Defense attorney Shannon Smith said Jennifer Crumbley is “not a threat to the community.” Smith said she is even willing to put Jennifer Crumbley up in a guest house at her property, outfitted with an electronic tether.

“Putting Mrs. Crumbley in prison does nothing to further deter others from committing like offenses,” Smith said in a court filing. “There is no person who would want the events of Nov. 30, 2021, to repeat themselves.”

Smith said “any gross negligence” were mistakes “that any parent could make.”

Mariell Lehman, a lawyer representing James Crumbley, said the nearly 2 1/2 years spent in jail since the couple’s arrest is enough time in custody. His wife, too, has been in jail, both unable to post a $500,000 bond before trial.

James Crumbley “did not believe that there was reason to be concerned that his son was a threat to anyone,” Lehman said.

Ethan Crumbley, now 17, pleaded guilty and is serving a life prison sentence.

Prosecutors said “tragically simple actions” by both parents could have stopped the catastrophe.

The couple had separate trials in Oakland County court, 40 miles (64 kilometers) north of Detroit. Jurors heard how the teen had drawn a gun, a bullet and a gunshot victim on a math assignment, accompanied by grim phrases: “The thoughts won’t stop. Help me. My life is useless. Blood everywhere.”

Ethan told a counselor he was sad — a grandmother had died and his only friend suddenly had moved away — but said the drawing only reflected his interest in creating video games.

The Crumbleys attended a meeting at the school that lasted less than 15 minutes. They did not mention that the gun resembled one James Crumbley, 47, had purchased just four days earlier — a Sig Sauer 9 mm that Ethan had described on social media as his “beauty.”

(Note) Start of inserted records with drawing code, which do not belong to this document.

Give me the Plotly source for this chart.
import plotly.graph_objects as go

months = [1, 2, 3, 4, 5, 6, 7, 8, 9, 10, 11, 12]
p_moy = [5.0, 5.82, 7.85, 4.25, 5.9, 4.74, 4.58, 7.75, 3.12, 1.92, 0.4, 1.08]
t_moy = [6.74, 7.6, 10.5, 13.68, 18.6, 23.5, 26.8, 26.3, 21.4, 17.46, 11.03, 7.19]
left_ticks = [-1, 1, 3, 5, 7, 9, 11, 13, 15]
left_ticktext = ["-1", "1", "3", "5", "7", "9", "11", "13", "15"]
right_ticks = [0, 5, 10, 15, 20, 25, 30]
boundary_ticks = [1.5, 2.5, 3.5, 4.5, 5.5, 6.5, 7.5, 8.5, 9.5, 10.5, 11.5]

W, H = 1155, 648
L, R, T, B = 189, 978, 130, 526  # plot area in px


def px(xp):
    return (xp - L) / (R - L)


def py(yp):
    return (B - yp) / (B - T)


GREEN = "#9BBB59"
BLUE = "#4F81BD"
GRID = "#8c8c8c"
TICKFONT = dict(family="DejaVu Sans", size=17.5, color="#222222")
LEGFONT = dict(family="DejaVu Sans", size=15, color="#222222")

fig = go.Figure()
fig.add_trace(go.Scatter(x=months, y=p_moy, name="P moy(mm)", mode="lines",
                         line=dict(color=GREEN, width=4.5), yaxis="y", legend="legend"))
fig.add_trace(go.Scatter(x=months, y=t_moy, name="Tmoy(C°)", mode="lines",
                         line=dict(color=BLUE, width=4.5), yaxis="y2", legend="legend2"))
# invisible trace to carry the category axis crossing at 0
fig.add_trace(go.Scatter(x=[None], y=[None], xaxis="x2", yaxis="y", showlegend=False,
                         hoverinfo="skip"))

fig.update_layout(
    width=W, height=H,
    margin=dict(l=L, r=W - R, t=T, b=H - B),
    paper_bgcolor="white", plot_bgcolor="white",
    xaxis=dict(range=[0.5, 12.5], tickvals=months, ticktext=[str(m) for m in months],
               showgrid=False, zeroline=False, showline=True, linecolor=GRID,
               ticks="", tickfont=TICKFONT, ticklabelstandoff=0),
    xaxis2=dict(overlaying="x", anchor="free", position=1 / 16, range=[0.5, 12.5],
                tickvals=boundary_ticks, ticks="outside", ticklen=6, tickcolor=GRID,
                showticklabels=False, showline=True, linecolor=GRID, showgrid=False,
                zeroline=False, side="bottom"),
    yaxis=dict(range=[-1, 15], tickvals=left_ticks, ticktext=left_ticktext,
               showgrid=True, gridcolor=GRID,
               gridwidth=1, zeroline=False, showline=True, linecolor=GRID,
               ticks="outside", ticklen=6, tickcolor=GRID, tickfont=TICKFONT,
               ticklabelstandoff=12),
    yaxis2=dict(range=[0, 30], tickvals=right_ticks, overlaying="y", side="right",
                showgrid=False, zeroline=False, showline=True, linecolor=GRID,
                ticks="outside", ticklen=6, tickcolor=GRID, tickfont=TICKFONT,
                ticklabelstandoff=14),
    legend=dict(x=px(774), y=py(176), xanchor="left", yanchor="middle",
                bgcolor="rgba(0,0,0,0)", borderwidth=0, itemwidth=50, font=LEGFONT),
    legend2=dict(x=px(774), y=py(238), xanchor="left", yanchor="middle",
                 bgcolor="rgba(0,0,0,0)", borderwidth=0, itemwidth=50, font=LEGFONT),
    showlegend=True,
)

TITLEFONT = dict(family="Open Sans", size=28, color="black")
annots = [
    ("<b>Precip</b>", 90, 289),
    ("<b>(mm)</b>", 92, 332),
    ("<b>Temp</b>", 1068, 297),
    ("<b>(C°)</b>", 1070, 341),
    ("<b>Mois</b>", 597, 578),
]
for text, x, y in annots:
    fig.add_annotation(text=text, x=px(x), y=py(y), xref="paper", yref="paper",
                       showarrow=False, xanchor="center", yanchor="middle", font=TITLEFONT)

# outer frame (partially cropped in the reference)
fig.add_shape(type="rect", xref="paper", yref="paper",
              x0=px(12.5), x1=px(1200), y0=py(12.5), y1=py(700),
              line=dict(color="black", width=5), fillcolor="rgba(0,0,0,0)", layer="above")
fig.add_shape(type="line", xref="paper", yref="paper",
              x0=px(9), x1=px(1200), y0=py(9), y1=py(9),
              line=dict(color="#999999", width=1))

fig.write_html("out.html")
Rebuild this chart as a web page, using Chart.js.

His parents declined to take him home, choosing instead to return to work and accepting a list of mental health providers. School staff said Ethan could stay on campus. A counselor, Shawn Hopkins, said he believed it would be safer for the boy than possibly being alone at home.

No one, however, checked Ethan’s backpack. He pulled the gun out later that day and killed four students — Tate Myre, Hana St. Juliana, Justin Shilling and Madisyn Baldwin — and wounded seven other people.

There was no trial testimony from specialists about Ethan’s state of mind. But the judge, over defense objections, allowed the jury to see excerpts from his journal.

“I have zero help for my mental problems and it’s causing me to shoot up the … school,” he wrote. “I want help but my parents don’t listen to me so I can’t get any help.”

Asked about Ethan reporting hallucinations months before the shooting, Jennifer Crumbley, 46, told jurors he was simply “messing around.”

At the close of James Crumbley’s trial, prosecutor Karen McDonald demonstrated how a cable lock, found in a package at home, could have secured the gun.

“Ten seconds,” she said, “of the easiest, simplest thing.”